Es una costumbre navideña que Daniela haga la ensalada de bombón. Esta costumbre viene emparejada de otras, como que las niñas se coman los bombones y las fresas, o que de último momento andemos a la carrera buscando los ingredientes que faltan. Resignados a que ese año la ensalada estaría incompleta, me estacioné en la última tienda que visitaríamos. Daniela fue clara: “Yo me bajo y ustedes se quedan aquí”. Lucía y yo, sin rechistar, obedecimos.
No recuerdo si ella tenía cinco o seis años; lo que sí recuerdo es que aquel 24 de diciembre a la entrada de la tienda estaba sentada una mujer indígena con una niña de la edad de Lucía y un niño que comenzaba a caminar. Mientras la mujer vendía muñequitas bordadas y algo parecido a unas ensaladeras talladas en madera, la niña pedía monedas a quienes estaban en los coches aparcados. Lucía vio la escena y me pidió que le diera una.
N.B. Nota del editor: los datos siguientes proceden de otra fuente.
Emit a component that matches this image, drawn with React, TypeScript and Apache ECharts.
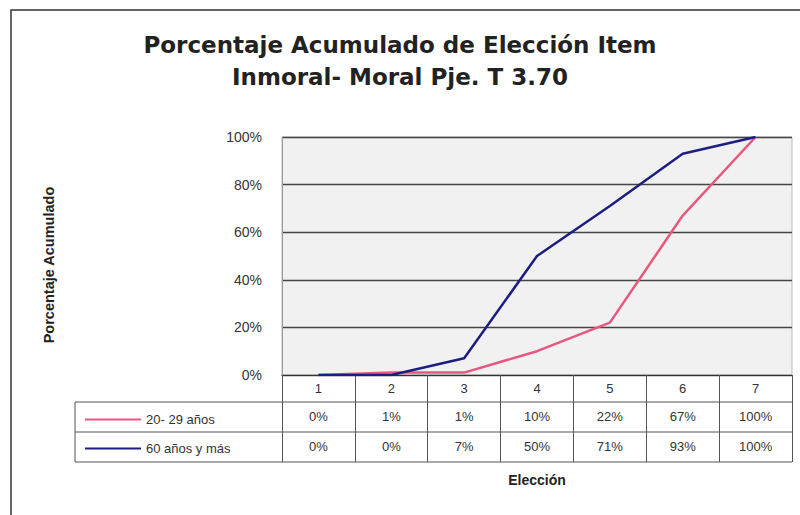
import React, { useEffect, useRef } from "react";
import * as echarts from "echarts";

const categories = ["1", "2", "3", "4", "5", "6", "7"];
const seriesNames = ["20- 29 años", "60 años y más"];
const young = [0, 1, 1, 10, 22, 67, 100];
const old = [0, 0, 7, 50, 71, 93, 100];
const yTicks = [0, 20, 40, 60, 80, 100];

const GRID = { left: 282, right: 8, top: 137, bottom: 140 };
const ROW = 30;
const HEADER = 27;

export default function App() {
  const ref = useRef<HTMLDivElement>(null);
  useEffect(() => {
    if (!ref.current) return;
    const chart = echarts.init(ref.current, null, { renderer: "svg" });
    const W = 800;
    const H = 515;
    const axisY = H - GRID.bottom;
    const tableLeft = 75;
    const tableRight = W - GRID.right;
    const lineStyle = { stroke: "#555", lineWidth: 1 };
    const hLines = [axisY + HEADER, axisY + HEADER + ROW, axisY + HEADER + 2 * ROW].map((y) => ({
      type: "line",
      shape: { x1: tableLeft, y1: y, x2: tableRight, y2: y },
      style: lineStyle,
      silent: true,
    }));
    const font = "'Liberation Sans', Arial, sans-serif";
    chart.setOption({
      animation: false,
      backgroundColor: "#fff",
      title: {
        text: "Porcentaje Acumulado de Elección Item\nInmoral- Moral Pje. T 3.70",
        left: "center",
        top: 24,
        textStyle: {
          fontFamily: "'DejaVu Sans', sans-serif",
          fontSize: 23,
          fontWeight: "bold",
          color: "#222",
          lineHeight: 32,
        },
      },
      legend: {
        orient: "vertical",
        left: 80,
        top: axisY + HEADER + 6,
        itemWidth: 56,
        itemHeight: 2,
        itemGap: 16,
        icon: "rect",
        data: seriesNames,
        textStyle: { fontFamily: font, fontSize: 13, color: "#333" },
      },
      grid: {
        left: GRID.left,
        right: GRID.right,
        top: GRID.top,
        bottom: GRID.bottom,
        show: true,
        backgroundColor: "#f1f1f1",
        borderColor: "#bbb",
        borderWidth: 1,
      },
      xAxis: [
        {
          type: "category",
          data: categories,
          boundaryGap: true,
          position: "bottom",
          axisLine: { lineStyle: { color: "#333", width: 1.2 } },
          axisTick: { show: true, length: HEADER + 2 * ROW, lineStyle: { color: "#555", width: 1 } },
          axisLabel: { margin: 7, fontSize: 13, color: "#333", fontFamily: font },
        },
        {
          type: "category",
          data: categories,
          position: "bottom",
          offset: HEADER,
          axisLine: { show: false },
          axisTick: { show: false },
          axisLabel: {
            margin: 8,
            fontSize: 13,
            color: "#333",
            fontFamily: font,
            formatter: (_v: string, i: number) => young[i] + "%",
          },
        },
        {
          type: "category",
          data: categories,
          position: "bottom",
          offset: HEADER + ROW,
          axisLine: { show: false },
          axisTick: { show: false },
          axisLabel: {
            margin: 8,
            fontSize: 13,
            color: "#333",
            fontFamily: font,
            formatter: (_v: string, i: number) => old[i] + "%",
          },
          name: "Elección",
          nameLocation: "middle",
          nameGap: 41,
          nameTextStyle: { fontSize: 14, fontWeight: "bold", color: "#222", fontFamily: font },
        },
      ],
      yAxis: {
        type: "value",
        min: yTicks[0],
        max: yTicks[yTicks.length - 1],
        interval: 20,
        axisLine: { show: true, lineStyle: { color: "#999" } },
        axisTick: { show: false },
        axisLabel: { formatter: "{value}%", fontSize: 14, color: "#333", margin: 20, fontFamily: font },
        splitLine: { lineStyle: { color: "#444", width: 1.3 } },
      },
      series: [
        {
          name: seriesNames[0],
          type: "line",
          data: young,
          symbol: "none",
          lineStyle: { color: "#e8577f", width: 2.5 },
          itemStyle: { color: "#e8577f" },
        },
        {
          name: seriesNames[1],
          type: "line",
          data: old,
          symbol: "none",
          lineStyle: { color: "#1e1e82", width: 2.5 },
          itemStyle: { color: "#1e1e82" },
        },
      ],
      graphic: [
        {
          type: "rect",
          shape: { x: 11, y: 10, width: 800, height: 520 },
          style: { fill: "none", stroke: "#333", lineWidth: 1.5 },
          silent: true,
        },
        ...hLines,
        {
          type: "line",
          shape: { x1: tableLeft, y1: axisY + HEADER, x2: tableLeft, y2: axisY + HEADER + 2 * ROW },
          style: lineStyle,
          silent: true,
        },
        {
          type: "text",
          x: 49,
          y: 265,
          rotation: Math.PI / 2,
          style: {
            text: "Porcentaje Acumulado",
            fontSize: 14.5,
            fontWeight: "bold",
            fontFamily: font,
            fill: "#222",
            align: "center",
            verticalAlign: "middle",
          },
          silent: true,
        },
      ],
    });
    return () => chart.dispose();
  }, []);
  return (
    <div
      ref={ref}
      style={{ position: "absolute", left: 0, top: 0, width: 800, height: 515 }}
    />
  );
}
“Si no tienes monedas, dale un billete”, me dijo. Saqué uno de 20 pesos: “Pero se lo das tú”. Bajé el vidrio y antes de que la niña dijera nada, Lucía extendió el billete agregando un “gracias”. La niña lo tomó, sonrió y siguió su rondín entre el resto de carros.
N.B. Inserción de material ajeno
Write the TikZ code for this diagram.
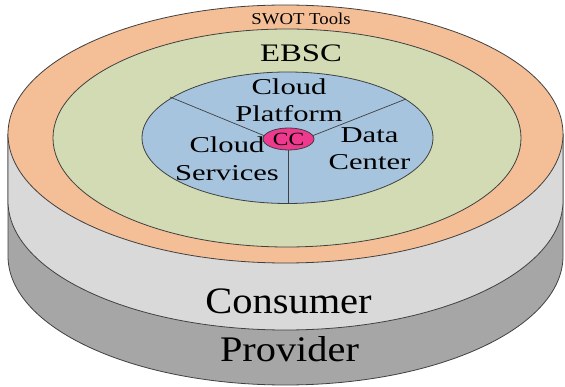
\documentclass[tikz,border=0pt]{standalone}
\usepackage{graphicx}
\usepackage{fontspec}
\usetikzlibrary{shapes.geometric}
\setmainfont{Liberation Serif}
\newcommand{\hs}[2]{\scalebox{#1}[1]{#2}}
\definecolor{orng}{HTML}{F4BF96}
\definecolor{grn}{HTML}{D3DBB5}
\definecolor{blu}{HTML}{A6C4DE}
\definecolor{mag}{HTML}{EE3A8E}
\definecolor{lgray}{HTML}{D9D9D9}
\definecolor{dgray}{HTML}{A6A6A6}
\definecolor{outl}{HTML}{404040}
\begin{document}
\begin{tikzpicture}[x=1pt,y=1pt,
  ring/.style={draw=outl,line width=0.8pt},
  spoke/.style={draw=outl,line width=0.7pt},
  lbl/.style={anchor=base,inner sep=0pt,align=center}]
\useasboundingbox (0,0) rectangle (565,-387);
% provider layer
\filldraw[ring,fill=dgray] (8,-134) -- (8,-256)
  arc[start angle=180,end angle=360,x radius=277.5,y radius=129] -- (563,-134) -- cycle;
% consumer layer
\filldraw[ring,fill=lgray] (8,-134) -- (8,-201)
  arc[start angle=180,end angle=360,x radius=277.5,y radius=129] -- (563,-134) -- cycle;
% top face rings
\filldraw[ring,fill=orng] (285.5,-134) ellipse[x radius=277.5,y radius=129];
\filldraw[ring,fill=grn] (287,-138) ellipse[x radius=234,y radius=109];
\filldraw[ring,fill=blu] (287.5,-137.75) ellipse[x radius=145.5,y radius=65.75];
% centre
\node[ring,ellipse,fill=mag,minimum width=51pt,minimum height=22pt,inner sep=0pt,
  font={\fontsize{18.6}{20}\selectfont}]
  (cc) at (288.5,-139) {\hs{1.26}{CC}};
\coordinate (spL) at (170,-97);
\coordinate (spR) at (406,-99);
\coordinate (spB) at (288.5,-203.5);
\draw[spoke] (spL) -- (cc.172);
\draw[spoke] (spR) -- (cc.8);
\draw[spoke] (cc.south) -- (spB);
% labels
\node[lbl,font={\fontsize{16.6}{20}\selectfont}] (swot) at (301,-25) {\hs{1.13}{SWOT Tools}};
\node[lbl,font={\fontsize{25.2}{30}\selectfont}] (ebsc) at (301,-61.7) {\hs{1.3}{EBSC}};
\node[lbl,font={\fontsize{22.7}{27.3}\selectfont}] (platform) at (289,-121.7)
  {\hs{1.35}{Cloud}\\\hs{1.35}{Platform}};
\node[lbl,font={\fontsize{22.7}{27}\selectfont}] (data) at (369.5,-170)
  {\hs{1.35}{Data}\\\hs{1.35}{Center}};
\node[lbl,font={\fontsize{22.7}{28.5}\selectfont}] (services) at (227,-180.7)
  {\hs{1.35}{Cloud}\\\hs{1.35}{Services}};
\node[lbl,font={\fontsize{37.3}{40}\selectfont}] (consumer) at (288.5,-314) {\hs{1.085}{Consumer}};
\node[lbl,font={\fontsize{36}{40}\selectfont}] (provider) at (289.5,-361) {\hs{1.12}{Provider}};
\end{tikzpicture}
\end{document}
“¿Cómo te sientes?”, le pregunté. “Bien y mal”, contestó. “¿Por?”, reviré. “Andan descalzos”. Sin darle oportunidad a más, dije: “Ya la apoyamos, Lucía, misión cumplida con esta niña”. “¿Y si la ayudamos más?, si me ayudas con la mamá, le podemos ayudar más”. “¿Cómo?”, pregunté, “le puedo dar mis botitas”, dijo.
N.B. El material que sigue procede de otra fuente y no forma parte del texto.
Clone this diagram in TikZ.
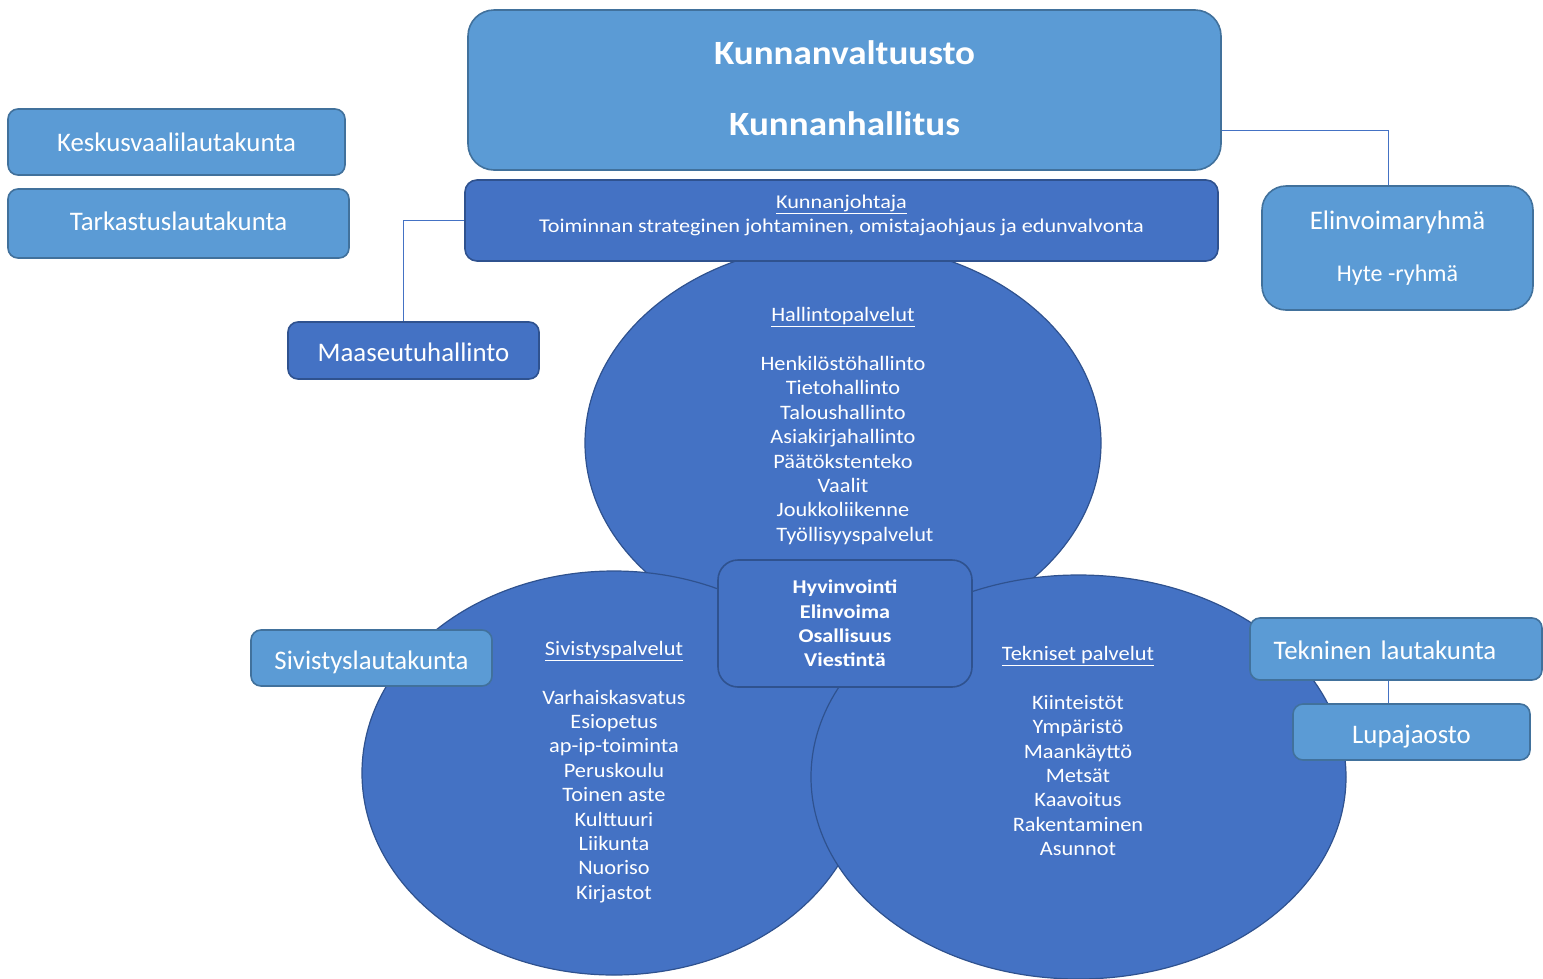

Se me vino el mundo encima. Más allá de que las botitas habían sido un adelanto de sus tres regalos navideños, batallamos lo indecible para encontrárselas, sin contar lo que había terqueado por ellas desde la Navidad pasada –“la siguiente Navidad te las compro”, recuerdo haberle dicho–. Mi titubeo lo tomó como un sí. Cuando menos pensé, ya se las había quitado. “¿Puedo?”, preguntó, poniéndome frente a la nariz las botitas. “Puedes”, dije. Bajó como rayo, corrió y entregó en mano las botitas a la niña. A las dos les iluminó la cara una enorme sonrisa.
Daniela regresó al coche y preguntó: “¿Cómo se portaron?”. “Yo, más o menos. Luego que te cuente, seguro, me vas a regañar –contesté–; Lucía mucho mejor de lo que te imaginas”.
Esto no es un cuento, es la crónica de una Navidad.